Instructions to follow ->
In the records below, find the line that contains "Convert this chart to matplotlib code." and the line that contains "ax = fig.add_axes([ax_l". Set down exactly those lines and every line between them, and nothing more.
• • • • • • •
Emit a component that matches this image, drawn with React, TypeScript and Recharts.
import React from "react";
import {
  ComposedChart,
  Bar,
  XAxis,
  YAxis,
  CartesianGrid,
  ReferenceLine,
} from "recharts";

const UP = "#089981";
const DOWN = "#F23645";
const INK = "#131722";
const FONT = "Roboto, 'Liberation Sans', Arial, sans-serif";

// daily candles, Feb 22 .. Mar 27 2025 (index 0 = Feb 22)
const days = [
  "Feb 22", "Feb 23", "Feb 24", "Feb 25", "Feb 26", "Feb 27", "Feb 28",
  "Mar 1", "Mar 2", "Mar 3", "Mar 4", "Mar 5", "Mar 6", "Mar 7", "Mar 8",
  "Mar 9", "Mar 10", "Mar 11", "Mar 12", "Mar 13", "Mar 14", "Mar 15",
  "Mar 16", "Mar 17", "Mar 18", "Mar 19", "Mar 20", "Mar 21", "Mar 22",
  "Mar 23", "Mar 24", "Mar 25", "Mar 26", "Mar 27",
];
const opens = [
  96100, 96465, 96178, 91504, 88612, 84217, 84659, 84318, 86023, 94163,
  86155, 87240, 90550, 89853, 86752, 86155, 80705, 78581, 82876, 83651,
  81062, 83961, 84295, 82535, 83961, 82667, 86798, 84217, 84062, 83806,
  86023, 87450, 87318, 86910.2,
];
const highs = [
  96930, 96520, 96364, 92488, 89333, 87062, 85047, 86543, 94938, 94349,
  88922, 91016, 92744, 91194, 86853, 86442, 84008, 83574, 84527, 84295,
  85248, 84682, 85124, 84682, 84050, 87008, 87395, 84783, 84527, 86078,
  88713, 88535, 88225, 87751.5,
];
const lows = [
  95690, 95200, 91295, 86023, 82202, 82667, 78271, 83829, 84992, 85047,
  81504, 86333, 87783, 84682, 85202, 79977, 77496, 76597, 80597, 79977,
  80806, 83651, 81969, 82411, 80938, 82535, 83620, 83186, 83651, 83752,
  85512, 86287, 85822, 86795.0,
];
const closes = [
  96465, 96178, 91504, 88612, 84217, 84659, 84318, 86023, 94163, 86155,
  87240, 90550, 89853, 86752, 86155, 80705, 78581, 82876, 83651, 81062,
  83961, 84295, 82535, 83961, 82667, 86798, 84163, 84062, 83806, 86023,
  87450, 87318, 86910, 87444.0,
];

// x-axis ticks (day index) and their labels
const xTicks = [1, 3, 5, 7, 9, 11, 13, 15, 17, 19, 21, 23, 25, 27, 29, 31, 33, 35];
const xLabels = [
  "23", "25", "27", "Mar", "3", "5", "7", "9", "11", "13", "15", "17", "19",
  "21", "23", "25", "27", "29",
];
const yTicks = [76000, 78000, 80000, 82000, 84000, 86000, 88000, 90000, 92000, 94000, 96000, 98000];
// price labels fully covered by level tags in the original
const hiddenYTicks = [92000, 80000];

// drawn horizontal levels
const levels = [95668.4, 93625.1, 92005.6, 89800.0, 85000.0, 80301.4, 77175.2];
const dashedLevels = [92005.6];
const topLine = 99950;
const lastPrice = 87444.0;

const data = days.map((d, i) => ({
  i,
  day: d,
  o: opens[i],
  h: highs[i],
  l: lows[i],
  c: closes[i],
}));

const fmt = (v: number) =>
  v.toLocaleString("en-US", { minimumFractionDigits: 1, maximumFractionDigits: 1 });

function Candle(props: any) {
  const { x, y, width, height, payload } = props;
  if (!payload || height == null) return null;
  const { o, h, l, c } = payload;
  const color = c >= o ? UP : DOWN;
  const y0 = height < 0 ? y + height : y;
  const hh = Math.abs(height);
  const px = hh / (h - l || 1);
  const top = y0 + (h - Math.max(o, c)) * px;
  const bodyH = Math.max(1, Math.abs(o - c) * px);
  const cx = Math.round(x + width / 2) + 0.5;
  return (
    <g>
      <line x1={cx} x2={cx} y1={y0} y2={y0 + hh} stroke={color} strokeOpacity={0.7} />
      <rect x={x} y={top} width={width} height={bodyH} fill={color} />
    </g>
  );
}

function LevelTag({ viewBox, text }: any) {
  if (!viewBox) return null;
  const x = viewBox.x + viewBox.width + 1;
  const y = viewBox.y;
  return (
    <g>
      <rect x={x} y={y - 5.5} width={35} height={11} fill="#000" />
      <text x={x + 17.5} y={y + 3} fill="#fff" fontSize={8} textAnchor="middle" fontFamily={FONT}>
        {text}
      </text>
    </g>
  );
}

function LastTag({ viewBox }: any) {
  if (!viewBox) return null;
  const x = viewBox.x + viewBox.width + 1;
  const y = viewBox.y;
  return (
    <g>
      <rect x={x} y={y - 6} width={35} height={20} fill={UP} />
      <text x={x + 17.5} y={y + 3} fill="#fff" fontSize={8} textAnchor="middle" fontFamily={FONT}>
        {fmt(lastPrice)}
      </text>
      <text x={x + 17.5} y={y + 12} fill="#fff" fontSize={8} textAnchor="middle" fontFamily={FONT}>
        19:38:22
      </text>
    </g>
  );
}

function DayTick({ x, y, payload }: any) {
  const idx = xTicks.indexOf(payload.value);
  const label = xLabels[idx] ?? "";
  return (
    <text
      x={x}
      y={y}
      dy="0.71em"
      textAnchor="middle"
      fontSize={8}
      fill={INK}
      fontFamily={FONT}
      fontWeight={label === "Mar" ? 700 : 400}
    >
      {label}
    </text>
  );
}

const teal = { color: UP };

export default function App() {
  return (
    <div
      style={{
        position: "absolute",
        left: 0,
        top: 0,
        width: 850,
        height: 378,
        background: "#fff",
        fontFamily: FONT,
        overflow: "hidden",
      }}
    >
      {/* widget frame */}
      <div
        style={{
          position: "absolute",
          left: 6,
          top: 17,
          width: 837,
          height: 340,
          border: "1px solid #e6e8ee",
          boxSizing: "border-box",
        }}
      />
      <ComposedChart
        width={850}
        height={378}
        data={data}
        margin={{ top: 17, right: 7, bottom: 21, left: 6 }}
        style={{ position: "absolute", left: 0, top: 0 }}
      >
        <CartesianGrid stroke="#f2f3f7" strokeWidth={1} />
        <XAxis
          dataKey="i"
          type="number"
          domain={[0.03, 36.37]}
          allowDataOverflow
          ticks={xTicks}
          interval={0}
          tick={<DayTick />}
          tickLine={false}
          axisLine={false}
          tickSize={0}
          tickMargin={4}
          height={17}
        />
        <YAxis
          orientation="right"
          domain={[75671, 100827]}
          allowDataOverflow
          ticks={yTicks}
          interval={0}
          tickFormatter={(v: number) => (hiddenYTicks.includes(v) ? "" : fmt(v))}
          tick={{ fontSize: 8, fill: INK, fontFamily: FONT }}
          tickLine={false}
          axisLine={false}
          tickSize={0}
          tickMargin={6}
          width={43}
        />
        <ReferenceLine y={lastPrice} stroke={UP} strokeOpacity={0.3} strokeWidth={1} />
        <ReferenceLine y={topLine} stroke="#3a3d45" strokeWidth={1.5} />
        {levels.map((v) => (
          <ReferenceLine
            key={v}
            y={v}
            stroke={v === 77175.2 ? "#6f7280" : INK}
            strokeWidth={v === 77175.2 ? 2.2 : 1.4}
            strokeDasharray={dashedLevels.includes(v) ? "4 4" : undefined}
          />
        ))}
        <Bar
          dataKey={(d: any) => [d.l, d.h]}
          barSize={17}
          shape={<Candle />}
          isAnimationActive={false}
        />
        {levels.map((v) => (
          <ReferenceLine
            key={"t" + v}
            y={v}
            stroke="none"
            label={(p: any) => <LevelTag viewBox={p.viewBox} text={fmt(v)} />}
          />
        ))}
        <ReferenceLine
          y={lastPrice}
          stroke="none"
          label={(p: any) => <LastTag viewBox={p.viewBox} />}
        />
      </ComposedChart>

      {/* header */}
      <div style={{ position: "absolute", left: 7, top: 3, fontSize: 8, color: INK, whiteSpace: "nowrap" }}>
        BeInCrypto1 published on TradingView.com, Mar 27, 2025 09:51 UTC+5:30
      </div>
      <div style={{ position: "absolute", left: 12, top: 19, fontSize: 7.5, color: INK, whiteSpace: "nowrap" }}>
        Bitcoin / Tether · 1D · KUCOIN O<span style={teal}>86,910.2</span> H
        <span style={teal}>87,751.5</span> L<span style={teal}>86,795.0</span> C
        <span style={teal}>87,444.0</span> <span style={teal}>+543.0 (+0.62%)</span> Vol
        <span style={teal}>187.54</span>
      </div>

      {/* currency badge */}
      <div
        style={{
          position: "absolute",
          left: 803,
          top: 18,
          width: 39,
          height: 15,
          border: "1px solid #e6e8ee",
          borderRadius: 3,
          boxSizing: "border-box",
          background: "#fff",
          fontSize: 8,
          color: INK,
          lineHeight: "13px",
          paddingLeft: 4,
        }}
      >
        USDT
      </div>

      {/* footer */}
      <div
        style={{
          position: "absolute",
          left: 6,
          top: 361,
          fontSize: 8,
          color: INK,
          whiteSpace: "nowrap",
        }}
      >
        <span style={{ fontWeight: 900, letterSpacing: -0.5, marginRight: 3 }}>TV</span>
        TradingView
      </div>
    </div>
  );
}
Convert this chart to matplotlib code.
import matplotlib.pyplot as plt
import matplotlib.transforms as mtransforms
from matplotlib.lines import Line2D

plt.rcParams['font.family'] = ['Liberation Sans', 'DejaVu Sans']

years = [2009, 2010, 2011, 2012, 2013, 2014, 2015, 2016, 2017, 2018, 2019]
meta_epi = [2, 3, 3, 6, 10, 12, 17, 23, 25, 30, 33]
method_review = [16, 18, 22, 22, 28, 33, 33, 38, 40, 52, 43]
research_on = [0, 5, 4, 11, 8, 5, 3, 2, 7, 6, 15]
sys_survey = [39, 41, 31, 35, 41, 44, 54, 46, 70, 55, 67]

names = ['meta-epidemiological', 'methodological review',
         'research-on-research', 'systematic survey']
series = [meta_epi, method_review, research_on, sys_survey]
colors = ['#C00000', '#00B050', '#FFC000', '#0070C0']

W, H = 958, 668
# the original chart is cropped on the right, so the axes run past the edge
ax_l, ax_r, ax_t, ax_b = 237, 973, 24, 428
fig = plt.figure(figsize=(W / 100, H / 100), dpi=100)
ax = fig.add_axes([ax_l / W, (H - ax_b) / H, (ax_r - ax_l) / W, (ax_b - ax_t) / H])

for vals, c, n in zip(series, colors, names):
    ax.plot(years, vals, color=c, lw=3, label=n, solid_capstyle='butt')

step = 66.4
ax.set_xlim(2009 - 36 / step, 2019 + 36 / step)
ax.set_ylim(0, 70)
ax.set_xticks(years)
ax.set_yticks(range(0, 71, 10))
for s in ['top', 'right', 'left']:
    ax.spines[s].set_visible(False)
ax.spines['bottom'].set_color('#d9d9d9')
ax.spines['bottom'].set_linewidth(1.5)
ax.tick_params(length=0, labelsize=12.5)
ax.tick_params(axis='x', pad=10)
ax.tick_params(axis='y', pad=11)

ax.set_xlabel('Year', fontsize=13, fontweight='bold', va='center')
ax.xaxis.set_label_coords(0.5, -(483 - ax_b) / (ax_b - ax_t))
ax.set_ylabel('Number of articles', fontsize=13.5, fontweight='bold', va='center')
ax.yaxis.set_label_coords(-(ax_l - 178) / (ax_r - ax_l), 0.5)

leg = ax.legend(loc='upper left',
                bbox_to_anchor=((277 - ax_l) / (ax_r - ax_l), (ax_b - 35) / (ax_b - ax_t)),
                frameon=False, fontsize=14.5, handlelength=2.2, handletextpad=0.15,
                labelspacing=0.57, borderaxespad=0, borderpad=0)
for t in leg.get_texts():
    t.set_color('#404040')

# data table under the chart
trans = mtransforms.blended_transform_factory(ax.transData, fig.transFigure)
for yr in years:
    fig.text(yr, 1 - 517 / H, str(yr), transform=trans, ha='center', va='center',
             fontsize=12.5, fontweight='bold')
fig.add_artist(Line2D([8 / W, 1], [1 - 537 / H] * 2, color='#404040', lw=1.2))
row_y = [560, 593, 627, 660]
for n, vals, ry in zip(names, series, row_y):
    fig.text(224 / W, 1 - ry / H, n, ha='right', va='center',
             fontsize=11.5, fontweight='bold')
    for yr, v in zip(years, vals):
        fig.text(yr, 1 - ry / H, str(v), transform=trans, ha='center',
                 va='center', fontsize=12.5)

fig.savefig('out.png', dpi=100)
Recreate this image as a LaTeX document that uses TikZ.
• • • • • • •
Answer to this problem ->
Convert this chart to matplotlib code.
import matplotlib.pyplot as plt
import matplotlib.transforms as mtransforms
from matplotlib.lines import Line2D

plt.rcParams['font.family'] = ['Liberation Sans', 'DejaVu Sans']

years = [2009, 2010, 2011, 2012, 2013, 2014, 2015, 2016, 2017, 2018, 2019]
meta_epi = [2, 3, 3, 6, 10, 12, 17, 23, 25, 30, 33]
method_review = [16, 18, 22, 22, 28, 33, 33, 38, 40, 52, 43]
research_on = [0, 5, 4, 11, 8, 5, 3, 2, 7, 6, 15]
sys_survey = [39, 41, 31, 35, 41, 44, 54, 46, 70, 55, 67]

names = ['meta-epidemiological', 'methodological review',
         'research-on-research', 'systematic survey']
series = [meta_epi, method_review, research_on, sys_survey]
colors = ['#C00000', '#00B050', '#FFC000', '#0070C0']

W, H = 958, 668
# the original chart is cropped on the right, so the axes run past the edge
ax_l, ax_r, ax_t, ax_b = 237, 973, 24, 428
fig = plt.figure(figsize=(W / 100, H / 100), dpi=100)
ax = fig.add_axes([ax_l / W, (H - ax_b) / H, (ax_r - ax_l) / W, (ax_b - ax_t) / H])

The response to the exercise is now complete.